W § 10 cytowanej uchwały zapisano: „osoba, z którą przebywa zwierzę na terenach publicznych, w szczególności takich jak drogi, chodniki, podwórka, parki i inne tereny zielone, zobowiązana jest do niezwłocznego usunięcia zanieczyszczeń pozostawionych przez zwierzę”. Tak więc teraz nie ma już żadnych wątpliwości, kto powinien sprzątać kupy po swoich milusińskich. Nie należy się też dziwić, że po wejściu uchwały w życie straż miejska będzie karać mandatami właścicieli psów, którzy nie dopełnią tego obowiązku.

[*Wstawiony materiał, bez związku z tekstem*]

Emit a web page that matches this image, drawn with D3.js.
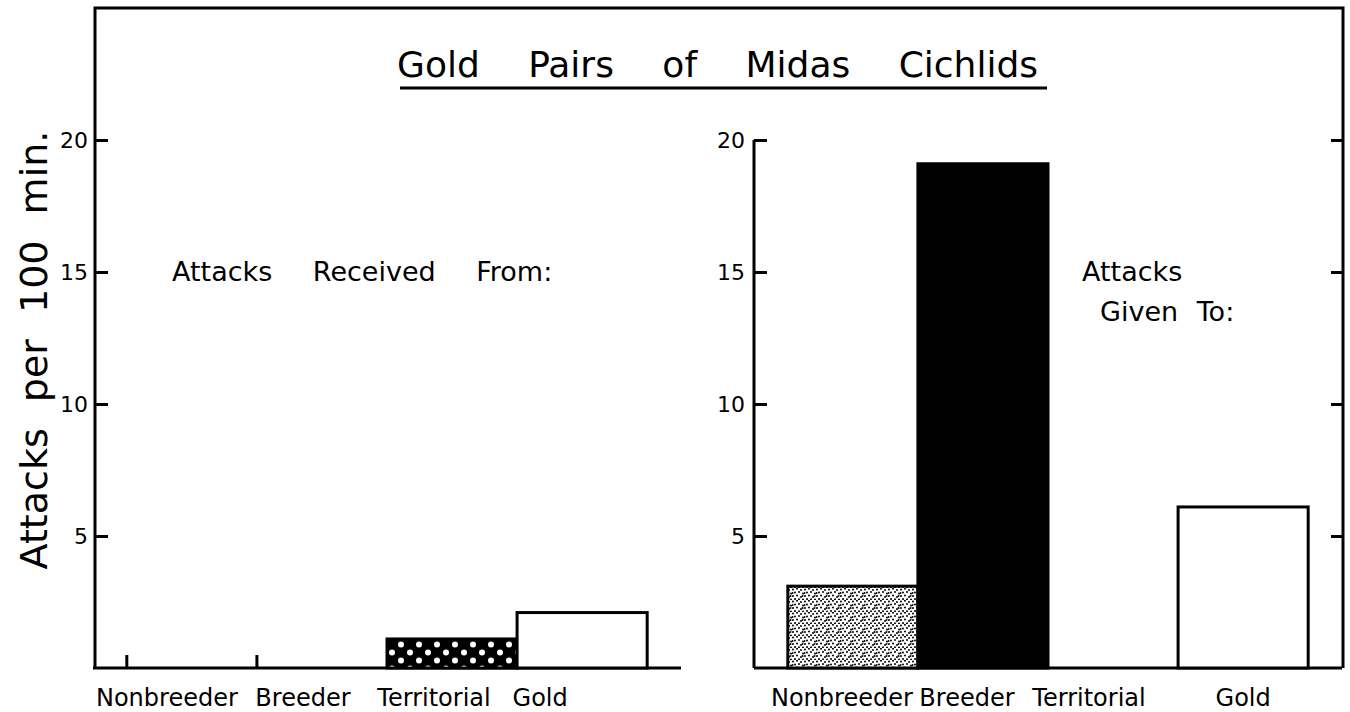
<!DOCTYPE html>
<html>
<head>
<meta charset="utf-8">
<script src="https://cdn.jsdelivr.net/npm/d3@7"></script>
<style>
  body { margin: 0; background: #fff; }
  svg { display: block; font-family: 'DejaVu Sans', sans-serif; }
</style>
</head>
<body>
<svg id="chart"></svg>
<script>
const categories = ['Nonbreeder', 'Breeder', 'Territorial', 'Gold'];
const receivedFrom = [0, 0, 1.1, 2.1];
const givenTo = [3.1, 19.1, 0, 6.1];
const yTicks = [5, 10, 15, 20];

const width = 1350;
const height = 712;
const frame = {left: 95, right: 1343, top: 8, bottom: 668};

const svg = d3.select('#chart')
.attr('width', width)
.attr('height', height);

// fill patterns
const defs = svg.append('defs');

const dots = defs.append('pattern')
.attr('id', 'white-dots')
.attr('patternUnits', 'userSpaceOnUse')
.attr('width', 18)
.attr('height', 16);
dots.append('rect').attr('width', 18).attr('height', 16).attr('fill', '#000');
dots.append('circle').attr('cx', 5).attr('cy', 4.5).attr('r', 3).attr('fill', '#fff');
dots.append('circle').attr('cx', 14).attr('cy', 12.5).attr('r', 3).attr('fill', '#fff');

const stipple = defs.append('pattern')
.attr('id', 'stipple')
.attr('patternUnits', 'userSpaceOnUse')
.attr('width', 12)
.attr('height', 12);
stipple.append('rect').attr('width', 12).attr('height', 12).attr('fill', '#fff');
[[1, 1.5], [5, 0.8], [9, 2], [3, 4.5], [7, 4], [11, 5.5], [1, 8], [5, 7.5], [9, 9], [3, 11], [7, 11.2], [11, 11.5], [0.5, 5], [10.5, 8]]
.forEach(p => {
  stipple.append('circle').attr('cx', p[0]).attr('cy', p[1]).attr('r', 1.05).attr('fill', '#111');
});

const y = d3.scaleLinear()
.domain([0, 25])
.range([frame.bottom, frame.top]);

const xLeft = d3.scaleBand()
.domain(categories)
.range([frame.left - 2, 681])
.paddingInner(0)
.paddingOuter(0.26);

const xRight = d3.scaleBand()
.domain(categories)
.range([754, frame.right - 1])
.paddingInner(0)
.paddingOuter(0.26);

// outer frame: top line and both sides
svg.append('path')
.attr('d', `M${frame.left},${frame.bottom}V${frame.top}H${frame.right}V${frame.bottom}`)
.attr('fill', 'none')
.attr('stroke', '#000')
.attr('stroke-width', 3);

// left axis (ticks point inward)
const leftAxis = svg.append('g')
.attr('transform', `translate(${frame.left},0)`)
.call(d3.axisLeft(y).tickValues(yTicks).tickSizeInner(-13).tickSizeOuter(0).tickPadding(7));
leftAxis.select('.domain').remove();

// middle axis of the right panel
const midAxis = svg.append('g')
.attr('transform', `translate(${xRight.range()[0]},0)`)
.call(d3.axisLeft(y).tickValues(yTicks).tickSizeInner(-13).tickSizeOuter(0).tickPadding(9));
midAxis.select('.domain').remove();
midAxis.append('line')
.attr('y1', y(0))
.attr('y2', y(20))
.attr('stroke', '#000')
.attr('stroke-width', 3);

// right frame ticks
const rightAxis = svg.append('g')
.attr('transform', `translate(${frame.right},0)`)
.call(d3.axisLeft(y).tickValues(yTicks).tickSize(12).tickFormat(''));
rightAxis.select('.domain').remove();

svg.selectAll('.tick line')
.attr('stroke', '#000')
.attr('stroke-width', 3);

svg.selectAll('.tick text')
.attr('fill', '#000')
.style('font-size', '22px')
.style('font-family', "'DejaVu Sans', sans-serif");

// baselines
svg.append('line')
.attr('x1', xLeft.range()[0]).attr('x2', xLeft.range()[1])
.attr('y1', y(0)).attr('y2', y(0))
.attr('stroke', '#000').attr('stroke-width', 3);

svg.append('line')
.attr('x1', xRight.range()[0]).attr('x2', xRight.range()[1])
.attr('y1', y(0)).attr('y2', y(0))
.attr('stroke', '#000').attr('stroke-width', 3);

const leftData = categories.map((c, i) => ({cat: c, value: receivedFrom[i]}));
const rightData = categories.map((c, i) => ({cat: c, value: givenTo[i]}));

const leftFill = c => c === 'Territorial' ? 'url(#white-dots)' : '#fff';
const rightFill = c => c === 'Nonbreeder' ? 'url(#stipple)' : c === 'Breeder' ? '#000' : '#fff';

svg.selectAll('.bar-left')
.data(leftData.filter(d => d.value > 0))
.enter()
.append('rect')
.attr('class', 'bar-left')
.attr('x', d => xLeft(d.cat))
.attr('y', d => y(d.value))
.attr('width', xLeft.bandwidth())
.attr('height', d => y(0) - y(d.value))
.attr('fill', d => leftFill(d.cat))
.attr('stroke', '#000')
.attr('stroke-width', 3);

// zero values shown as a short mark
svg.selectAll('.zero-left')
.data(leftData.filter(d => d.value === 0))
.enter()
.append('line')
.attr('class', 'zero-left')
.attr('x1', d => xLeft(d.cat))
.attr('x2', d => xLeft(d.cat))
.attr('y1', y(0))
.attr('y2', y(0) - 13)
.attr('stroke', '#000')
.attr('stroke-width', 3);

svg.selectAll('.bar-right')
.data(rightData.filter(d => d.value > 0))
.enter()
.append('rect')
.attr('class', 'bar-right')
.attr('x', d => xRight(d.cat))
.attr('y', d => y(d.value))
.attr('width', xRight.bandwidth())
.attr('height', d => y(0) - y(d.value))
.attr('fill', d => rightFill(d.cat))
.attr('stroke', '#000')
.attr('stroke-width', 3);

// category labels, typeset a bit off the bar centres like the original
const nudgeLeft = {Nonbreeder: -25, Breeder: -19, Territorial: -18, Gold: -42};
const nudgeRight = {Nonbreeder: -11, Breeder: -16, Territorial: -24, Gold: 0};

svg.selectAll('.label-left')
.data(categories)
.enter()
.append('text')
.attr('class', 'label-left')
.attr('x', d => xLeft(d) + xLeft.bandwidth() / 2 + nudgeLeft[d])
.attr('y', 706)
.attr('text-anchor', 'middle')
.style('font-size', '24px')
.text(d => d);

svg.selectAll('.label-right')
.data(categories)
.enter()
.append('text')
.attr('class', 'label-right')
.attr('x', d => xRight(d) + xRight.bandwidth() / 2 + nudgeRight[d])
.attr('y', 706)
.attr('text-anchor', 'middle')
.style('font-size', '24px')
.text(d => d);

// title
svg.append('text')
.attr('x', 397)
.attr('y', 77)
.style('font-size', '36px')
.style('word-spacing', '37px')
.text('Gold Pairs of Midas Cichlids');

svg.append('line')
.attr('x1', 400).attr('x2', 1047)
.attr('y1', 88).attr('y2', 88)
.attr('stroke', '#000').attr('stroke-width', 3);

svg.append('text')
.attr('x', 172)
.attr('y', 281)
.style('font-size', '27px')
.style('word-spacing', '32px')
.text('Attacks Received From:');

svg.append('text')
.attr('x', 1082)
.attr('y', 281)
.style('font-size', '27px')
.text('Attacks');

svg.append('text')
.attr('x', 1100)
.attr('y', 321)
.style('font-size', '27px')
.style('word-spacing', '10px')
.text('Given To:');

svg.append('text')
.attr('transform', 'translate(47, 350) rotate(-90)')
.attr('text-anchor', 'middle')
.style('font-size', '38px')
.style('word-spacing', '14px')
.text('Attacks per 100 min.');
</script>
</body>
</html>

– Od lat na spacery wychodzę z Ramzesem uzbrojona w małą łopatkę oraz foliowy woreczek i zbieram jego kupy – twierdzi Anna Podgórna. – Uważałam i uważam moje działanie za zupełnie normalne, bo to przecież moje zwierzę zanieczyściło chodnik czy skwer. Niestety, od innych właścicieli psów nasłuchałam się sporo cierpkich uwag. Mam nadzieję, że po wprowadzeniu tych przepisów skończą się wreszcie te kretyńskie komentarze na temat mojego zachowania, a straż miejska energicznie zajmie się egzekwowaniem prawa.
Radni zobowiązali również właścicieli nieruchomości do: „usuwania zanieczyszczeń pozostawionych przez zwierzęta domowe w przypadku nie wyegzekwowania tego obowiązku od właściciela lub opiekuna zwierzęcia, w szczególności z urządzonych placów dla dzieci i piaskownic” oraz „zabezpieczenia urządzonych na terenie nieruchomości placów zabaw dla dzieci i piaskownic przed dostępem zwierząt”.
– Piaskownice systematycznie likwidujemy nie tylko ze względu na zwierzęta, ale przede wszystkim z uwagi na narkomanów, którzy wrzucają do nich zużyte strzykawki – twierdzą zgodnie zarówno właściciele nieruchomości spółdzielczych, jak i wspólnot mieszkaniowych. – Place zabaw ogradzamy, ale trudno trzymać je pod kluczem przez cały dzień, tym bardziej, że troskliwe babcie czy mamy jednocześnie wyprowadzają na spacer i dziecko, i pieska. Natomiast nie mamy ani sił, ani środków, aby złapać i zmusić właścicieli psów do sprzątania kup po swoich zwierzętach, więc chyba tak ,jak dotychczas, będą je sprzątać nasi dozorcy, czy firmy wynajęte do utrzymania porządku.
Magistrat, aby zachęcić właścicieli psów do sprzątania kup planuje zamontowanie na terenie miasta ponad 1000 specjalnych pojemników. Jeżeli do tego dodamy kilka tysięcy koszy na śmieci, to trudno uzasadnić pogląd niektórych mieszkańców Wrocławia, że „nie ma technicznych możliwości pozbywania się zebranych zanieczyszczeń pozostawionych przez zwierzęta”.